Mr. Hope, having in mind such plans as Abbey Dore, where four chapels appear against the east wall of the retro-quire, reviews William Wyrcestre's statement in this light, and places on his words an alternative construction such as would be correct if that writer had been habitually precise in his descriptions. But he is not precise, and a general inspection of his writings will sufficiently show that he has a peculiar method of representing facts where number, series, locality, or dimension are involved. In the present instance he says:
"IN ORIENTALI PARTE ALTARIS GLASTONIE.
"Spacium de le reredes ex parte orientali magne altaris sunt 5 columpnæ seriatim et inter quamlibet columpnam est capella cum altare."
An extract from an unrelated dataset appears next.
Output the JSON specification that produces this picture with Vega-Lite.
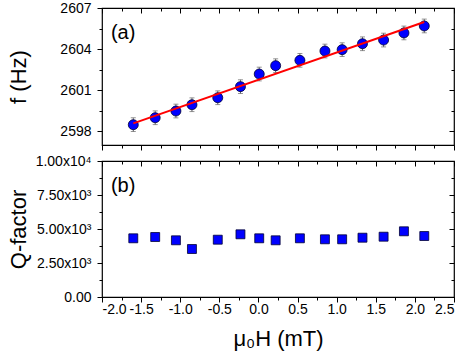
{
  "$schema": "https://vega.github.io/schema/vega-lite/v6.json",
  "padding": {"left": 6, "top": 0, "right": 5, "bottom": 5},
  "config": {
    "font": "Liberation Sans",
    "view": {"stroke": "black", "strokeWidth": 1.2},
    "axis": {
      "labelFont": "Liberation Sans", "titleFont": "Liberation Sans",
      "labelColor": "black", "tickColor": "black", "titleColor": "black",
      "domain": false, "grid": false, "labelFontSize": 14,
      "titleFontWeight": "normal", "titleFontSize": 22, "tickWidth": 1
    }
  },
  "datasets": {
    "top": [
      {"H": -1.6, "f": 2598.48, "lo": 2597.98, "hi": 2598.98},
      {"H": -1.32, "f": 2598.99, "lo": 2598.49, "hi": 2599.49},
      {"H": -1.055, "f": 2599.48, "lo": 2598.98, "hi": 2599.98},
      {"H": -0.85, "f": 2599.94, "lo": 2599.44, "hi": 2600.44},
      {"H": -0.52, "f": 2600.45, "lo": 2599.95, "hi": 2600.95},
      {"H": -0.23, "f": 2601.26, "lo": 2600.76, "hi": 2601.76},
      {"H": 0.01, "f": 2602.18, "lo": 2601.68, "hi": 2602.68},
      {"H": 0.22, "f": 2602.79, "lo": 2602.29, "hi": 2603.29},
      {"H": 0.53, "f": 2603.18, "lo": 2602.68, "hi": 2603.68},
      {"H": 0.85, "f": 2603.86, "lo": 2603.36, "hi": 2604.36},
      {"H": 1.07, "f": 2603.96, "lo": 2603.46, "hi": 2604.46},
      {"H": 1.33, "f": 2604.39, "lo": 2603.89, "hi": 2604.89},
      {"H": 1.6, "f": 2604.66, "lo": 2604.16, "hi": 2605.16},
      {"H": 1.86, "f": 2605.18, "lo": 2604.68, "hi": 2605.68},
      {"H": 2.12, "f": 2605.69, "lo": 2605.19, "hi": 2606.19}
    ],
    "fit": [
      {"H": -1.6, "f": 2598.58},
      {"H": 2.12, "f": 2605.98}
    ],
    "bottom": [
      {"H": -1.6, "Q": 4316, "lo": 4116, "hi": 4516},
      {"H": -1.32, "Q": 4412, "lo": 4212, "hi": 4612},
      {"H": -1.055, "Q": 4169, "lo": 3969, "hi": 4369},
      {"H": -0.85, "Q": 3529, "lo": 3329, "hi": 3729},
      {"H": -0.52, "Q": 4213, "lo": 4013, "hi": 4413},
      {"H": -0.23, "Q": 4610, "lo": 4410, "hi": 4810},
      {"H": 0.01, "Q": 4316, "lo": 4116, "hi": 4516},
      {"H": 0.22, "Q": 4169, "lo": 3969, "hi": 4369},
      {"H": 0.53, "Q": 4316, "lo": 4116, "hi": 4516},
      {"H": 0.85, "Q": 4243, "lo": 4043, "hi": 4443},
      {"H": 1.07, "Q": 4243, "lo": 4043, "hi": 4443},
      {"H": 1.33, "Q": 4360, "lo": 4160, "hi": 4560},
      {"H": 1.6, "Q": 4434, "lo": 4234, "hi": 4634},
      {"H": 1.86, "Q": 4831, "lo": 4631, "hi": 5031},
      {"H": 2.12, "Q": 4485, "lo": 4285, "hi": 4685}
    ],
    "labA": [{"H": -1.73, "f": 2605.2, "t": "(a)"}],
    "labB": [{"H": -1.73, "Q": 8160, "t": "(b)"}]
  },
  "bounds": "flush",
  "spacing": 16,
  "resolve": {"scale": {"x": "independent", "y": "independent"}},
  "vconcat": [
    {
      "width": 352, "height": 137,
      "resolve": {"axis": {"x": "independent", "y": "independent"}},
      "layer": [
        {
          "data": {"name": "top"},
          "mark": {"type": "rule", "color": "#666666", "strokeWidth": 1},
          "encoding": {
            "x": {"field": "H", "type": "quantitative", "scale": {"domain": [-2, 2.5], "nice": false, "zero": false},
              "axis": {"orient": "bottom", "values": [-2, -1.5, -1, -0.5, 0, 0.5, 1, 1.5, 2, 2.5], "labels": false, "tickSize": 5, "title": null}},
            "y": {"field": "lo", "type": "quantitative", "scale": {"domain": [2597, 2607], "nice": false, "zero": false},
              "axis": {"orient": "left", "values": [2598, 2601, 2604, 2607], "format": "d", "tickSize": 5, "labelPadding": 6, "minExtent": 80,
                "title": "f (Hz)", "titleX": -84, "titleY": 68.5, "titleAngle": -90, "titleAlign": "center", "titleBaseline": "middle"}},
            "y2": {"field": "hi"}
          }
        },
        {
          "data": {"name": "top"},
          "mark": {"type": "tick", "orient": "horizontal", "color": "#666666", "size": 5, "thickness": 1},
          "encoding": {
            "x": {"field": "H", "type": "quantitative",
              "axis": {"orient": "bottom", "values": [-1.75, -1.25, -0.75, -0.25, 0.25, 0.75, 1.25, 1.75, 2.25], "labels": false, "tickSize": 3, "title": null}},
            "y": {"field": "hi", "type": "quantitative",
              "axis": {"orient": "left", "values": [2599.5, 2602.5, 2605.5], "labels": false, "tickSize": 3, "title": null}}
          }
        },
        {
          "data": {"name": "top"},
          "mark": {"type": "tick", "orient": "horizontal", "color": "#666666", "size": 5, "thickness": 1},
          "encoding": {
            "x": {"field": "H", "type": "quantitative",
              "axis": {"orient": "top", "values": [-2, -1.5, -1, -0.5, 0, 0.5, 1, 1.5, 2, 2.5], "labels": false, "tickSize": -5, "title": null}},
            "y": {"field": "lo", "type": "quantitative",
              "axis": {"orient": "right", "values": [2598, 2601, 2604, 2607], "labels": false, "tickSize": -5, "title": null}}
          }
        },
        {
          "data": {"name": "top"},
          "mark": {"type": "point", "shape": "circle", "filled": true, "size": 100, "fill": "#0000ff", "stroke": "#000033", "strokeWidth": 0.8, "opacity": 1},
          "encoding": {
            "x": {"field": "H", "type": "quantitative",
              "axis": {"orient": "top", "values": [-1.75, -1.25, -0.75, -0.25, 0.25, 0.75, 1.25, 1.75, 2.25], "labels": false, "tickSize": -3, "title": null}},
            "y": {"field": "f", "type": "quantitative",
              "axis": {"orient": "right", "values": [2599.5, 2602.5, 2605.5], "labels": false, "tickSize": -3, "title": null}}
          }
        },
        {
          "data": {"name": "fit"},
          "mark": {"type": "line", "color": "#ff0000", "strokeWidth": 2},
          "encoding": {
            "x": {"field": "H", "type": "quantitative", "axis": null},
            "y": {"field": "f", "type": "quantitative", "axis": null}
          }
        },
        {
          "data": {"name": "labA"},
          "mark": {"type": "text", "fontSize": 20, "font": "Liberation Sans", "align": "center", "baseline": "middle", "color": "black"},
          "encoding": {
            "x": {"field": "H", "type": "quantitative", "axis": null},
            "y": {"field": "f", "type": "quantitative", "axis": null},
            "text": {"field": "t"}
          }
        }
      ]
    },
    {
      "width": 352, "height": 136,
      "resolve": {"axis": {"x": "independent", "y": "independent"}},
      "layer": [
        {
          "data": {"name": "bottom"},
          "mark": {"type": "rule", "color": "#666666", "strokeWidth": 1},
          "encoding": {
            "x": {"field": "H", "type": "quantitative", "scale": {"domain": [-2, 2.5], "nice": false, "zero": false},
              "axis": {"orient": "bottom", "values": [-2, -1.5, -1, -0.5, 0, 0.5, 1, 1.5, 2, 2.5], "tickSize": 5, "labelPadding": 0,
                "labelExpr": "replace(format(datum.value, '.1f'), '−', '-')",
                "title": "μ₀H (mT)", "titlePadding": 12}},
            "y": {"field": "lo", "type": "quantitative", "scale": {"domain": [0, 10000], "nice": false, "zero": false},
              "axis": {"orient": "left", "values": [0, 2500, 5000, 7500, 10000], "tickSize": 5, "labelPadding": 6, "minExtent": 80,
                "labelExpr": "datum.value == 0 ? '0.00' : (datum.value == 10000 ? '1.00x10⁴' : format(datum.value / 1000, '.2f') + 'x10³')",
                "title": "Q-factor", "titleX": -84, "titleY": 68, "titleAngle": -90, "titleAlign": "center", "titleBaseline": "middle"}},
            "y2": {"field": "hi"}
          }
        },
        {
          "data": {"name": "bottom"},
          "mark": {"type": "tick", "orient": "horizontal", "color": "#666666", "size": 5, "thickness": 1},
          "encoding": {
            "x": {"field": "H", "type": "quantitative",
              "axis": {"orient": "bottom", "values": [-1.75, -1.25, -0.75, -0.25, 0.25, 0.75, 1.25, 1.75, 2.25], "labels": false, "tickSize": 3, "title": null}},
            "y": {"field": "hi", "type": "quantitative",
              "axis": {"orient": "left", "values": [1250, 3750, 6250, 8750], "labels": false, "tickSize": 3, "title": null}}
          }
        },
        {
          "data": {"name": "bottom"},
          "mark": {"type": "tick", "orient": "horizontal", "color": "#666666", "size": 5, "thickness": 1},
          "encoding": {
            "x": {"field": "H", "type": "quantitative",
              "axis": {"orient": "top", "values": [-2, -1.5, -1, -0.5, 0, 0.5, 1, 1.5, 2, 2.5], "labels": false, "tickSize": -5, "title": null}},
            "y": {"field": "lo", "type": "quantitative",
              "axis": {"orient": "right", "values": [0, 2500, 5000, 7500, 10000], "labels": false, "tickSize": -5, "title": null}}
          }
        },
        {
          "data": {"name": "bottom"},
          "mark": {"type": "point", "shape": "square", "filled": true, "size": 80, "fill": "#0000ff", "stroke": "#000033", "strokeWidth": 0.8, "opacity": 1},
          "encoding": {
            "x": {"field": "H", "type": "quantitative",
              "axis": {"orient": "top", "values": [-1.75, -1.25, -0.75, -0.25, 0.25, 0.75, 1.25, 1.75, 2.25], "labels": false, "tickSize": -3, "title": null}},
            "y": {"field": "Q", "type": "quantitative",
              "axis": {"orient": "right", "values": [1250, 3750, 6250, 8750], "labels": false, "tickSize": -3, "title": null}}
          }
        },
        {
          "data": {"name": "labB"},
          "mark": {"type": "text", "fontSize": 20, "font": "Liberation Sans", "align": "center", "baseline": "middle", "color": "black"},
          "encoding": {
            "x": {"field": "H", "type": "quantitative", "axis": null},
            "y": {"field": "Q", "type": "quantitative", "axis": null},
            "text": {"field": "t"}
          }
        }
      ]
    }
  ]
}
Mr. Hope thought that Wyrcestre counted each respond as a whole column, which would mean three whole columns and two responds or piers engaged with the walls north and south, suggesting, of course, four chapels only. He caused trenches to be cut east and west along the site of his supposed central dividing wall, and one north and south immediately outside the east wall of the retro-quire and across the gap where the central chapel of Willis ought to have been. But nothing turned up which to his mind was indicative of an extension of building beyond the line of the two remaining fragments of walling marking the eastward end of the retro-quire, and his conclusion is definite—that there was not, and could never have been, any such extension of a central chapel. And he claimed to have found support for his view of a mid-partition giving a total of four, and not five, chapels, through the confirmatory results of his excavation. Such was the position in 1907 when the writer commenced his studies, and it will readily be seen that no prospect of success could reasonably be expected to attend further research by excavation beyond this point.
All the evidence was sifted and discussed by F.B.B. and J.A. F.B.B. attached perhaps as little weight to the conflicting records of a longer measure as had those who went before him. But he distinctly preferred Willis's solution to others, as there was no gainsaying the significance of Wild's plan with its two intermediate column-bases. And instinctively he felt, as his friend also felt, that the question was not solved, the last word not said. More than once, the feeling returned that a chapel which was thought worthy of special mention by Leland, and which, according to his account, was the work of two Abbots, must have been a work of some importance.
Still, nothing came uppermost in the mind which would tend to modify the writer's respect for Willis's view, nor, indeed, to challenge its probability. It was rather with the object of defending this view, as against the contradictory one more recently put forward, that the intention was formed to examine, as soon as circumstances might permit, the site of Wild's twin piers, and to dig deep around the spot in the hope of finding yet some trace of footings characteristic of a crypt; for Wild noted these as being "probably part of the crypt," and it did not appear that anyone had taken the trouble to investigate this matter.
Wild's plan, incorporated in Britton's "Antiquities," may be regarded as a standard work. In this respect it claims greater weight than others such as Phelps's or Stukeley's, which are vague and inaccurate. Warner copies Phelps, and claims a fourteenth-century Lady-Chapel at the east, but neither Britton nor Stukeley, whose plan is two hundred years old, supports his view. Warner's note is quoted by Professor Willis (ref. to p. 31 of his Architectural History).